WiLAN boasts a portfolio of over 1,100 patented inventions, both internally grown and acquired, that fuel the wireless industry.  Over 240 companies have licensed WiLAN technologies for use in manufacturing or sales of communication and consumer electronics.

The company classifies much of their technology patents as belonging to these groups:

3G Cellular– A range of wireless communication technologies used in modern cellular handsets;

BluetoothTM – A wireless technology that sends and receives data over short distances, creating a personal area network (PAN);

DOCSIS – A standards-based technology to provide high-speed internet and other data over coaxial cable networks;

DSL – A standards-based access technology that provides broadband Internet access over twisted pair telecommunications wiring;

Wi-Fi – The underlying technology of wireless local area networks and other products based on IEEE 802.11 specifications;

WiMAX – Broadband wireless technology that provides longer-range wireless connectivity based on IEEE 802.16 specifications;

V-Chip – A technology that allows users of multimedia devices to filter out programming they consider inappropriate for their children to watch, whether that be from a television broadcast, DVD/VCR/DVDR or computers that have the ability to receive and process broadcast signals.

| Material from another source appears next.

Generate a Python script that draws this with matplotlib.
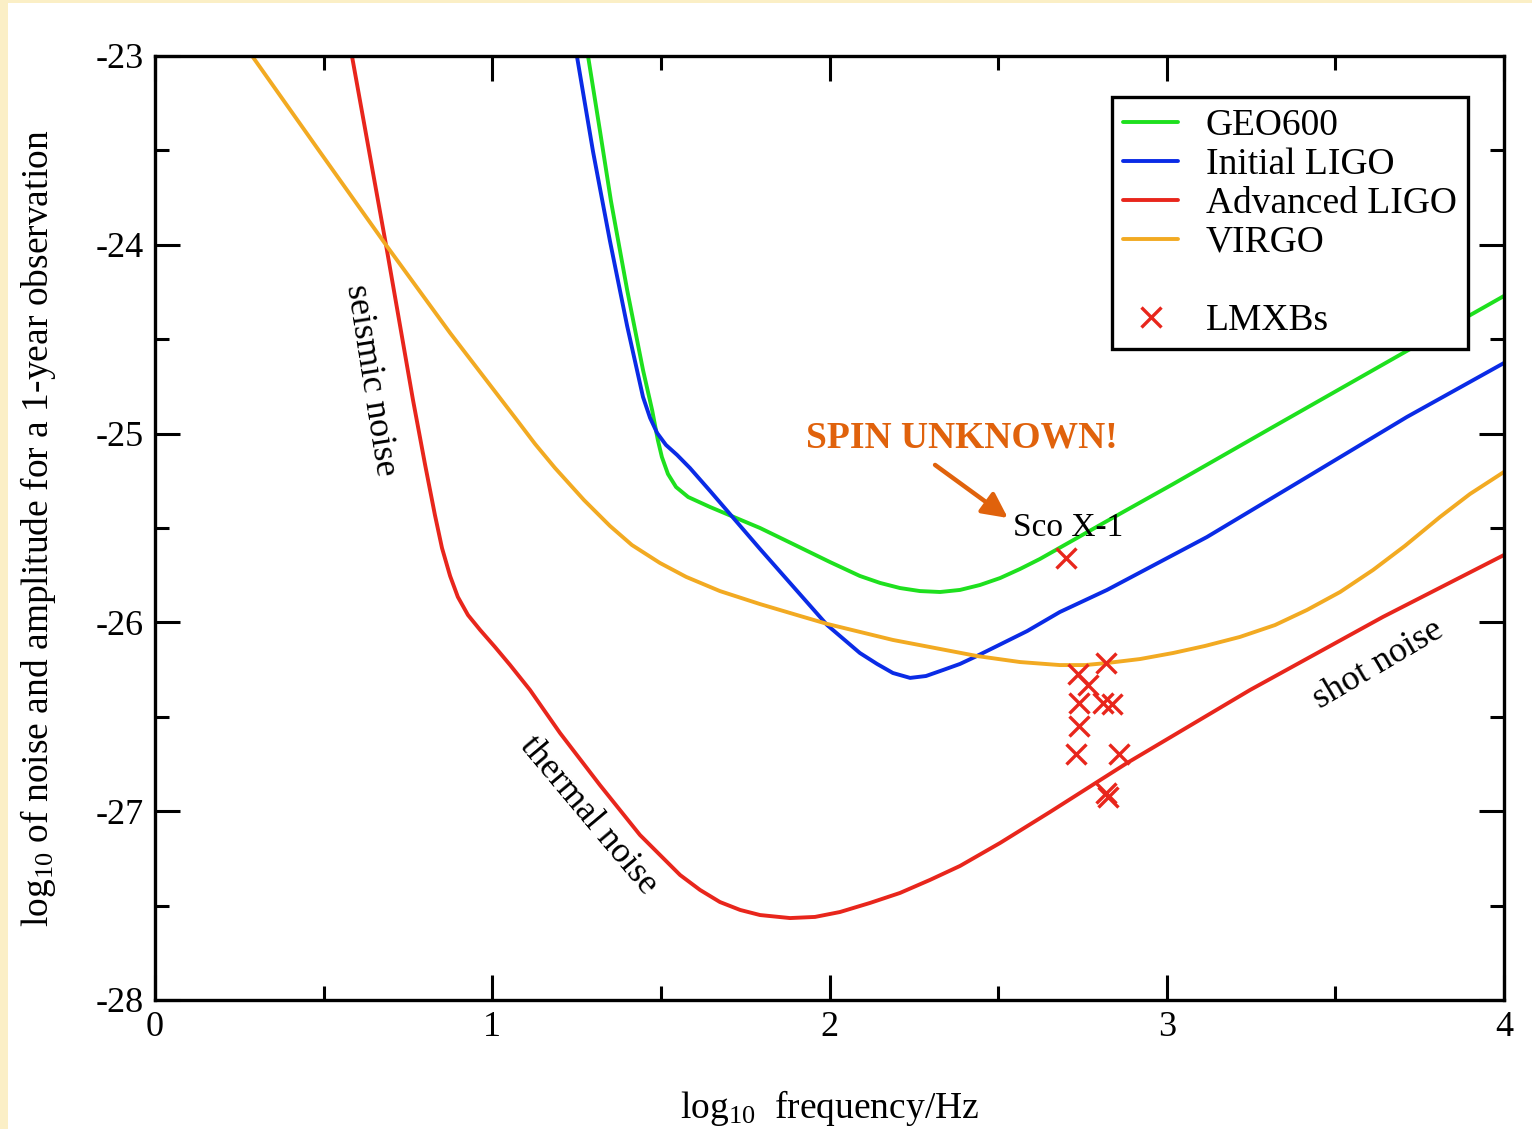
import matplotlib
matplotlib.use("Agg")
import matplotlib.pyplot as plt
from matplotlib.lines import Line2D
from matplotlib.patches import Rectangle

plt.rcParams["font.family"] = ["Liberation Serif", "DejaVu Serif"]
plt.rcParams["mathtext.fontset"] = "custom"
plt.rcParams["mathtext.rm"] = "Liberation Serif"
plt.rcParams["mathtext.it"] = "Liberation Serif:italic"

# sensitivity curves (log10 f, log10 h)
geo_x = [1.284, 1.319, 1.352, 1.400, 1.447, 1.474, 1.491, 1.503, 1.521, 1.545,
         1.581, 1.646, 1.794, 1.892, 2.001, 2.090, 2.150, 2.209, 2.268, 2.328,
         2.387, 2.446, 2.506, 2.565, 2.624, 2.713, 2.823, 3.019, 3.315, 3.712,
         4.000]
geo_y = [-23.000, -23.392, -23.768, -24.239, -24.663, -24.875, -25.034, -25.124,
         -25.214, -25.283, -25.336, -25.389, -25.500, -25.585, -25.680, -25.754,
         -25.791, -25.818, -25.834, -25.839, -25.828, -25.802, -25.765, -25.717,
         -25.664, -25.574, -25.463, -25.267, -24.965, -24.562, -24.271]

ligo_x = [1.251, 1.299, 1.349, 1.400, 1.447, 1.468, 1.489, 1.515, 1.548, 1.586,
          1.646, 1.794, 1.993, 2.090, 2.141, 2.188, 2.239, 2.286, 2.337, 2.387,
          2.437, 2.586, 2.683, 2.823, 3.119, 3.416, 3.712, 4.000]
ligo_y = [-23.000, -23.508, -23.980, -24.430, -24.806, -24.917, -24.997, -25.060,
          -25.113, -25.182, -25.304, -25.611, -26.014, -26.162, -26.220, -26.268,
          -26.294, -26.284, -26.252, -26.220, -26.178, -26.046, -25.945, -25.828,
          -25.548, -25.230, -24.912, -24.626]

adv_x = [0.584, 0.685, 0.765, 0.801, 0.830, 0.851, 0.875, 0.898, 0.928, 0.964,
         1.008, 1.053, 1.112, 1.201, 1.319, 1.438, 1.557, 1.616, 1.675, 1.735,
         1.794, 1.883, 1.957, 2.031, 2.120, 2.209, 2.298, 2.387, 2.506, 2.654,
         2.882, 3.247, 3.641, 4.000]
adv_y = [-23.000, -24.001, -24.822, -25.166, -25.431, -25.606, -25.754, -25.865,
         -25.961, -26.040, -26.130, -26.226, -26.358, -26.586, -26.861, -27.126,
         -27.338, -27.417, -27.481, -27.523, -27.550, -27.566, -27.560, -27.534,
         -27.486, -27.433, -27.364, -27.290, -27.168, -27.004, -26.745, -26.358,
         -25.971, -25.643]

virgo_x = [0.288, 0.489, 0.685, 0.875, 1.073, 1.127, 1.186, 1.272, 1.349, 1.414,
           1.497, 1.575, 1.675, 1.794, 1.913, 1.993, 2.188, 2.437, 2.565, 2.683,
           2.758, 2.823, 2.921, 3.019, 3.113, 3.217, 3.321, 3.416, 3.514, 3.612,
           3.706, 3.810, 3.899, 4.000]
virgo_y = [-23.000, -23.508, -24.001, -24.467, -24.928, -25.055, -25.182, -25.352,
           -25.489, -25.590, -25.685, -25.759, -25.834, -25.903, -25.966, -26.008,
           -26.093, -26.178, -26.210, -26.226, -26.226, -26.215, -26.194, -26.162,
           -26.125, -26.077, -26.014, -25.934, -25.839, -25.722, -25.595, -25.442,
           -25.320, -25.203]

# LMXB sources
lmxb_x = [2.701, 2.737, 2.820, 2.766, 2.740, 2.811, 2.838, 2.740, 2.731, 2.858,
          2.820, 2.826]
lmxb_y = [-25.659, -26.273, -26.215, -26.332, -26.427, -26.427, -26.432, -26.549,
          -26.697, -26.697, -26.904, -26.925]

xticks = [0, 1, 2, 3, 4]
yticks = [-28, -27, -26, -25, -24, -23]
ytick_labels = ["-28", "-27", "-26", "-25", "-24", "-23"]

GREEN = "#1EE01E"
BLUE = "#0A2BE6"
RED = "#E8261C"
YELLOW = "#F2AA22"
ORANGE = "#E0620C"

fig = plt.figure(figsize=(15.32, 11.29), dpi=100, facecolor="#FBEFC6")
fig.patches.append(Rectangle((8 / 1532, 0), 1, 1 - 3 / 1129, transform=fig.transFigure,
                             facecolor="white", edgecolor="none", zorder=-10))
ax = fig.add_axes([155 / 1532, 129 / 1129, 1349 / 1532, 944 / 1129])

lw = 2.8
kw = dict(lw=lw, solid_joinstyle="round", solid_capstyle="round")
ax.plot(geo_x, geo_y, color=GREEN, label="GEO600", **kw)
ax.plot(ligo_x, ligo_y, color=BLUE, label="Initial LIGO", **kw)
ax.plot(adv_x, adv_y, color=RED, label="Advanced LIGO", **kw)
ax.plot(virgo_x, virgo_y, color=YELLOW, label="VIRGO", **kw)
ax.plot(lmxb_x, lmxb_y, ls="none", marker="x", ms=15, mew=2.4, color=RED, label="LMXBs")

ax.set_xlim(0, 4)
ax.set_ylim(-28, -23)
ax.set_xticks(xticks)
ax.set_xticks([0.5, 1.5, 2.5, 3.5], minor=True)
ax.set_yticks(yticks)
ax.set_yticklabels(ytick_labels)
ax.set_yticks([-27.5, -26.5, -25.5, -24.5, -23.5], minor=True)
ax.tick_params(which="both", direction="in", top=True, right=True, width=2.2,
               labelsize=26)
ax.tick_params(which="major", length=18, pad=8)
ax.tick_params(which="minor", length=10)
for sp in ax.spines.values():
    sp.set_linewidth(2.4)

ax.set_xlabel(r"log$_{10}$  frequency/Hz", fontsize=27)
ax.set_ylabel(r"log$_{10}$ of noise and amplitude for a 1-year observation", fontsize=27)
ax.xaxis.set_label_coords(0.5, -0.093)
ax.yaxis.set_label_coords(-0.072, 0.5)

# curve annotations
ax.text(0.638, -24.716, "seismic noise", fontsize=26, rotation=-81,
        ha="center", va="center", rotation_mode="anchor")
ax.text(1.284, -27.020, "thermal noise", fontsize=26, rotation=-50,
        ha="center", va="center", rotation_mode="anchor")
ax.text(3.626, -26.226, "shot noise", fontsize=26, rotation=30.6,
        ha="center", va="center", rotation_mode="anchor")
ax.text(2.393, -25.023, "SPIN UNKNOWN!", fontsize=27, fontweight="bold",
        color=ORANGE, ha="center", va="center")
ax.text(2.707, -25.500, "Sco X-1", fontsize=24, ha="center", va="center")
ax.annotate("", xy=(2.529, -25.447), xytext=(2.313, -25.166),
            arrowprops=dict(arrowstyle="-|>", color=ORANGE, lw=3.2,
                            mutation_scale=38, shrinkA=0, shrinkB=0))

# legend with an empty row before the LMXB entry
handles, labels = ax.get_legend_handles_labels()
blank = Line2D([], [], ls="none")
handles = handles[:4] + [blank] + handles[4:]
labels = labels[:4] + [" "] + labels[4:]
leg = ax.legend(handles, labels, loc="upper right",
                bbox_to_anchor=((1468 - 155) / 1349, (1000 - 97) / 944),
                borderaxespad=0, fontsize=27, fancybox=False, framealpha=1,
                edgecolor="black", handlelength=1.45, handletextpad=0.75,
                labelspacing=0.12, borderpad=0.3, markerscale=1.0)
leg.get_frame().set_linewidth(2.4)

fig.savefig("out.png", dpi=100, facecolor=fig.get_facecolor())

Analysts who wish to dive deeper into specific patents can start here.

So, as you would expect, strategy one is to license technologies to the wireless community, and it is currently successful.  Strategy two is to aggressively pursue compensatory damages from companies that use WiLAN technology but refuse to pay “reasonable” royalties for that use.  “When all reasonable efforts undertaken by WiLAN to reach a negotiated agreement fail, litigation is an unfortunate but sometimes necessary step for WiLAN to be fairly compensated by those who profit from the use of our technology.” The company refers to expenses incurred in pursuing such litigation as “investment” in litigation, and they are quite serious about it.

You can follow their progress in these litigation efforts, and at the same type get a feel of scale, by following links the company provides. The chronology includes references to Daubert arguments and other issues of interest to the valuation community. Most recently, Intel and others settled with Wi-LAN in advance of a trial that had been scheduled to begin Feb. 2 in Texas. The trial has been canceled.  According to the Ottowa Citizen, “Intel, Broadcom and Atheros each signed agreements — four to six years in length — in which they licensed all of Wi-LAN’s patents in exchange for fixed payments.”

WiLAN is also suing dozens of firms over patent infringement related to other technologies, including Bluetooth and 3GPP.  Defendants in the Bluetooth infringement action include Apple, Toshiba, Sony and others. Again, the favored Texas venue has been used, and trial is currently scheduled for April.

WiLAN's is an extraordinary story, and one that should find its way into business schools as their curriculum planners catch on to the value creation properties of intellectual property, not left alone, but managed aggressively.